With the use of new materials also came the new inspection requirements. In the absence of proper inspection equipment, the wooden masts of the old days were inspected with a simple hammer tick. The acoustic response produced was assessed by a person trying to find impurities in the wood that could lead to failure under the heavy stresses related to sailing under the more challenging conditions. With the introduction of aluminum spars, inspection using ultrasonic testing (UT) became a possibility. The quality of ultrasonic inspections has drastically improved over the years. The introduction of phased array UT (PAUT) makes the inspection a lot faster than a single probe ultrasonic inspection, aiding the possibility to make inspections possible on more complex materials.

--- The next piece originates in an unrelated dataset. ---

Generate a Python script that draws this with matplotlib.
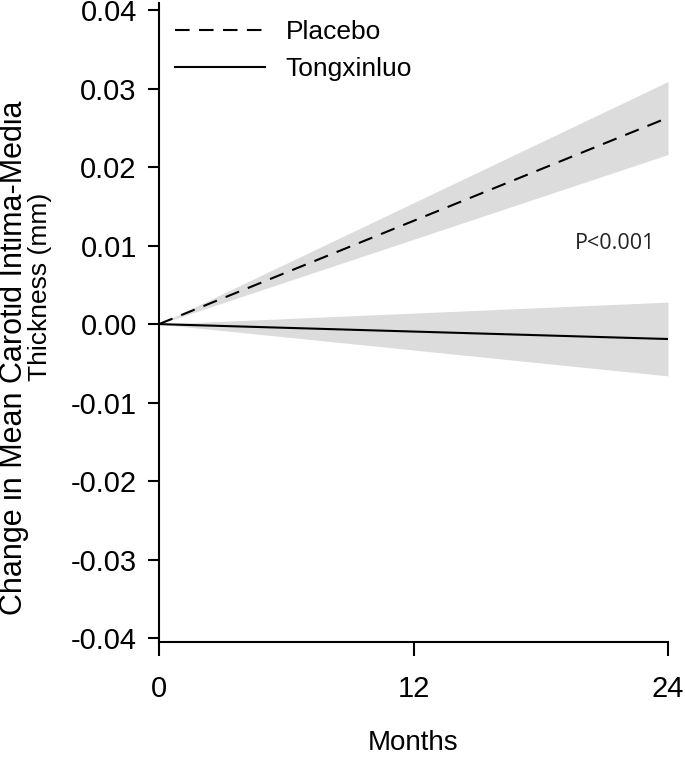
import matplotlib
matplotlib.use("Agg")
import matplotlib.pyplot as plt

plt.rcParams['font.family'] = ['Liberation Sans', 'DejaVu Sans']

# months from baseline
months = [0, 24]
xticks = [0, 12, 24]

# change in mean carotid IMT (mm), mean and 95% band
placebo_mean = [0.0, 0.0263]
placebo_lo = [0.0, 0.0216]
placebo_hi = [0.0, 0.0309]

txl_mean = [0.0, -0.0019]
txl_lo = [0.0, -0.0066]
txl_hi = [0.0, 0.0028]

yticks = [0.04, 0.03, 0.02, 0.01, 0.0, -0.01, -0.02, -0.03, -0.04]

fig = plt.figure(figsize=(6.85, 7.58), dpi=100)
ax = fig.add_axes([0.2321, 0.1530, 0.7431, 0.843])

band = "#dcdcdc"
ax.fill_between(months, placebo_lo, placebo_hi, color=band, lw=0)
ax.fill_between(months, txl_lo, txl_hi, color=band, lw=0)
ax.plot(months, placebo_mean, color="black", lw=1.5, dashes=(7, 4.5), label="Placebo")
ax.plot(months, txl_mean, color="black", lw=1.5, label="Tongxinluo")

ax.set_xlim(0, 24)
ax.set_ylim(-0.0405, 0.0409)
ax.set_xticks(xticks)
ax.set_xticklabels([str(m) for m in xticks])
ax.set_yticks(yticks)
ax.set_yticklabels(["%.2f" % v for v in yticks])

for s in ["top", "right"]:
    ax.spines[s].set_visible(False)
for s in ["left", "bottom"]:
    ax.spines[s].set_linewidth(1.5)
ax.tick_params(axis="y", direction="out", length=8, width=1.5, labelsize=21, pad=8)
ax.tick_params(axis="x", direction="out", length=10, width=1.5, labelsize=21, pad=14)

ax.set_xlabel("Months", fontsize=20, labelpad=19)

fig.text(0.021, 0.528, "Change in Mean Carotid Intima-Media", rotation=90,
         ha="center", va="center", fontsize=22)
fig.text(0.059, 0.621, "Thickness (mm)", rotation=90,
         ha="center", va="center", fontsize=19)

ax.text(0.896, 0.624, "P<0.001", transform=ax.transAxes, ha="center", va="center",
        fontsize=15.5, color="#222222", family=["Open Sans", "DejaVu Sans"])

ax.legend(loc="upper left", bbox_to_anchor=(0.0, 0.998), frameon=False,
          fontsize=19, handlelength=3.4, handletextpad=0.8, labelspacing=0.5,
          borderaxespad=0.2)

fig.savefig("out.png", dpi=100)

As mentioned2,3, carbon fiber composites are being widely used in various industrial areas including aerospace, automobile, and other fields because of their advantages in mechanical properties and structural functionalities. The use of carbon fiber reinforced polymer, or CFRP, composites is increasing year by year due to its excellent mechanical properties such as low weight, high specific strength and stiffness, and exceptional fracture resilience. Typical for the maritime market, there is an additional benefit: excellent corrosion resistance and durability. However, the production of these carbon fiber materials could also produce defects that will undermine all the good properties of the carbon fiber material. Defects2 include delamination, inclusion, cracks, curing, void, debonding, and are also called matrix defects. Most of these defects are detectable using a proper ultrasonic technique and setup. The Gekko, in this case, is very well equipped to properly inspect carbon fiber spars or other CFRP components.Image courtesy of MME Group
The Gekko used was one of the recent models. The advantage of using a Gekko portable instrument, or other Eddyfi Technologies phased array inspection technology, is that the equipment continually evolves with the technology's current state of the art. The NDT technician stays Beyond Current and benefits from the latest tools developed for corrosion mapping, something widely used in many industries for this particular inspection. Also, for the final data and inspection analysis, the Gekko has some great tools for automated defect analysis.
The most recent software version allows for, among many more other features, the use of floating gates, gate synchronization, etc. The option for floating gate analysis allows the user to capture thickness data (or disbonding, lamination, voids, etc.) if the ultrasonic response falls below the gates previously set. The floating gate option will then drop the gate relative to its previous height to try and capture data from the response. This will result in a massive improvement of poor ultrasonic responses either caused by material attenuation or corrosion effects. The mentioned option for automatic defect analysis greatly impacts the overall inspection efficiency when it comes to analyzing defects found. This specific feature will help the inspector get all the information on a defect by drawing a simple box around the defect area visible in the ultrasonic data. The defect will then be automatically added to a defect list with its width, height, and depth information. This defect information will then be directly available in a report that can be printed directly from the Gekko together with all its setup and calibration information.
For me, this was an enjoyable project, and Eddyfi Technologies thanks MME Group for sharing this great application with us.